Sometime in February, Slaughter remembers, he picked up an out-of-town paper and read speculation that the Bruins might go undefeated. It hadn't occurred to him. "We were too busy having fun," he says, "and beating the crap out of everyone."
When Hirsch wore a Beatle wig to practice one day, the hair-length-obsessed coach struck the perfect note. "Anything Jack wants to do to try to improve his appearance is OK by me," Wooden said. Says Levin: "It was beautiful. We all laughed. Hirsch laughed and got rid of the wig."
If a lightness persisted around the team, it's because so much seemed so unexpected and sudden. The fans embraced the lark of it, wearing their red "WE TRY HARDER" buttons from Avis Rent-a-Car's popular ad campaign. Just the same, this wasn't a case of a team that would only appreciate what it accomplished with the passage of time. "As it was unfolding," says Levin, "we knew it was something special."
So did Alexander Nikolic, the Yugoslav national coach, who spent more than three months that season pinballing around the country, watching college teams and taking notes. He would appear and reappear around the Bruins like a Hitchcock character. Perhaps only a visitor from Tito's polyglot state could recognize the cohesive strength the Bruins drew from their motley composition. All along Nikolic predicted a championship. "Is small team," he said after a couple of wins over Washington ran the record to 21-0. "But is best I see. Because is team. All five." He held up the five fingers of one hand. "Team!"
The Bruins would quail their way through the NCAA West Regional. Goodrich bailed them out after they trailed Seattle late in the game, finding Washington for a layup and free throw, then scoring a layup himself off a steal. By the end every starter but Goodrich and Hazzard had fouled out, with Hazzard receiving one of Wooden's low-and-hard administrations. The next night UCLA fell behind San Francisco early, trailing by 13 during the first half. The Blitz came like the cavalry, "right at the end of the game," Erickson remembers, delivering the Bruins to the Final Four in Kansas City.

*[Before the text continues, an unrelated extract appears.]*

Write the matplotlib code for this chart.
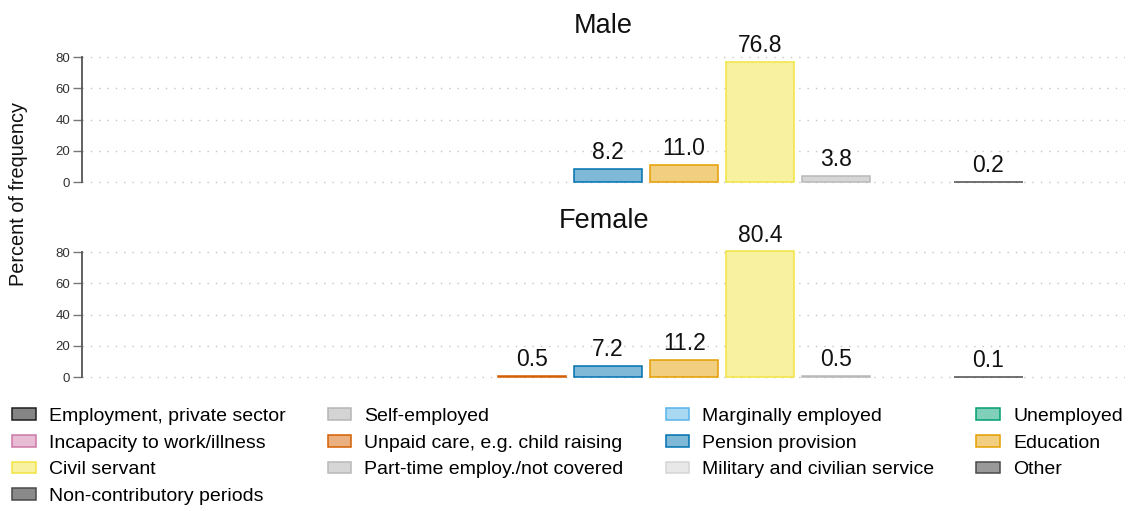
import numpy as np
import matplotlib
matplotlib.use('Agg')
import matplotlib.pyplot as plt
from matplotlib.patches import Patch

plt.rcParams['font.family'] = ['Liberation Sans', 'DejaVu Sans']

categories = [
    'Employment, private sector', 'Self-employed', 'Marginally employed', 'Unemployed',
    'Incapacity to work/illness', 'Unpaid care, e.g. child raising', 'Pension provision',
    'Education', 'Civil servant', 'Part-time employ./not covered',
    'Military and civilian service', 'Other', 'Non-contributory periods',
]
male = [None, None, None, None, None, None, 8.2, 11.0, 76.8, 3.8, None, 0.2, None]
female = [None, None, None, None, None, 0.5, 7.2, 11.2, 80.4, 0.5, None, 0.1, None]
panels = ['Male', 'Female']
yticks = [0, 20, 40, 60, 80]

face_colors = ['#858585', '#d4d4d4', '#a9d8f3', '#80cfb9', '#e8bcd4', '#eab080', '#80b8d8',
               '#f2cf80', '#f8f2a0', '#d6d6d6', '#e8e8e8', '#999999', '#8a8a8a']
edge_colors = ['#1e1e1e', '#b5b5b5', '#56b4e9', '#009e73', '#cc79a7', '#d55e00', '#0072b2',
               '#e69f00', '#f0e442', '#b8b8b8', '#d5d5d5', '#4a4a4a', '#4a4a4a']

fig = plt.figure(figsize=(11.29, 5.11), dpi=100)

ax_rects = [[0.0726, 0.6346, 0.924, 0.2996], [0.0726, 0.2530, 0.924, 0.2996]]
x = np.arange(len(categories))

for rect, name, vals in zip(ax_rects, panels, [male, female]):
    ax = fig.add_axes(rect)
    ax.set_xlim(-0.92, 12.8)
    ax.set_ylim(-3, 95)
    for yt in yticks:
        ax.axhline(yt, color='#c4c4c4', linestyle=(0, (1, 5)), linewidth=1, zorder=0)
    for i, v in enumerate(vals):
        if v is None:
            continue
        ax.bar(x[i], v, width=0.9, color=face_colors[i], edgecolor=edge_colors[i],
               linewidth=1.1, zorder=2)
        ax.annotate(f'{v:.1f}', (x[i], v), xytext=(0, 3.5), textcoords='offset points',
                    ha='center', va='bottom', fontsize=16.5, color='#111111')
    ax.set_yticks(yticks)
    ax.set_xticks([])
    ax.tick_params(axis='y', length=6.5, width=1, color='#777777', labelsize=9.5,
                   labelcolor='#333333', pad=2)
    for s in ['top', 'right', 'bottom']:
        ax.spines[s].set_visible(False)
    ax.spines['left'].set_bounds(0, 80)
    ax.spines['left'].set_color('#555555')
    ax.spines['left'].set_linewidth(1.3)
    ax.set_title(name, fontsize=19.5, y=1.006, pad=0, color='#111111')

fig.text(0.016, 1 - 194 / 511, 'Percent of frequency', rotation=90, ha='center', va='center',
         fontsize=14.3, color='#111111')

handles = [Patch(facecolor=f, edgecolor=e, linewidth=1.1) for f, e in zip(face_colors, edge_colors)]
# matplotlib fills legend columns first, so reorder to get row-wise order
order = [0, 4, 8, 12, 1, 5, 9, 2, 6, 10, 3, 7, 11]
fig.legend([handles[i] for i in order], [categories[i] for i in order],
           loc='upper left', bbox_to_anchor=(12 / 1129, 1 - 408 / 511), ncol=4, frameon=False,
           fontsize=14, handlelength=1.23, handleheight=0.56, handletextpad=0.67,
           labelspacing=0.5, columnspacing=2.15, borderpad=0, borderaxespad=0)

fig.savefig('out.png', dpi=100)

There they drew a virtual home team, Kansas State. "They're up five with seven minutes to play," Hirsch recalls, "and their best player takes a 15-footer. The ball is in the net to put us down seven, and somehow comes out. I grab the ball, throw it down to Gail for a layup, and we're somehow down three. If that ball goes in, with no shot clock ... " He lets you imagine the consequences. "It's as if God said, 'This team is going undefeated.' "
UCLA drew back to 75-75 with four minutes remaining. Just then a stir went through the crowd, as four young women in overcoats scurried to spots behind the baseline at one end of Municipal Auditorium. Legend has it that a Kansas State shot was just then tracing its way to the basket, and it was as if the ball joined everyone else in throwing a glance toward the UCLA song girls, whose plane had been delayed by a blizzard. Once again a K-State shot had gone in, then out. This time the Blitz had been more modest, 11 points in three minutes. But it proved to be enough to carry UCLA home, 90-84, and set up a date with Duke.
Like Hirsch, Wooden knew that, as superbly as his team had performed all season, fate seemed to be playing an ever-larger role. "Somehow we keep our poise and get out of the jams we get ourselves into," he said on the eve of the final. "Now we have to do it one more time."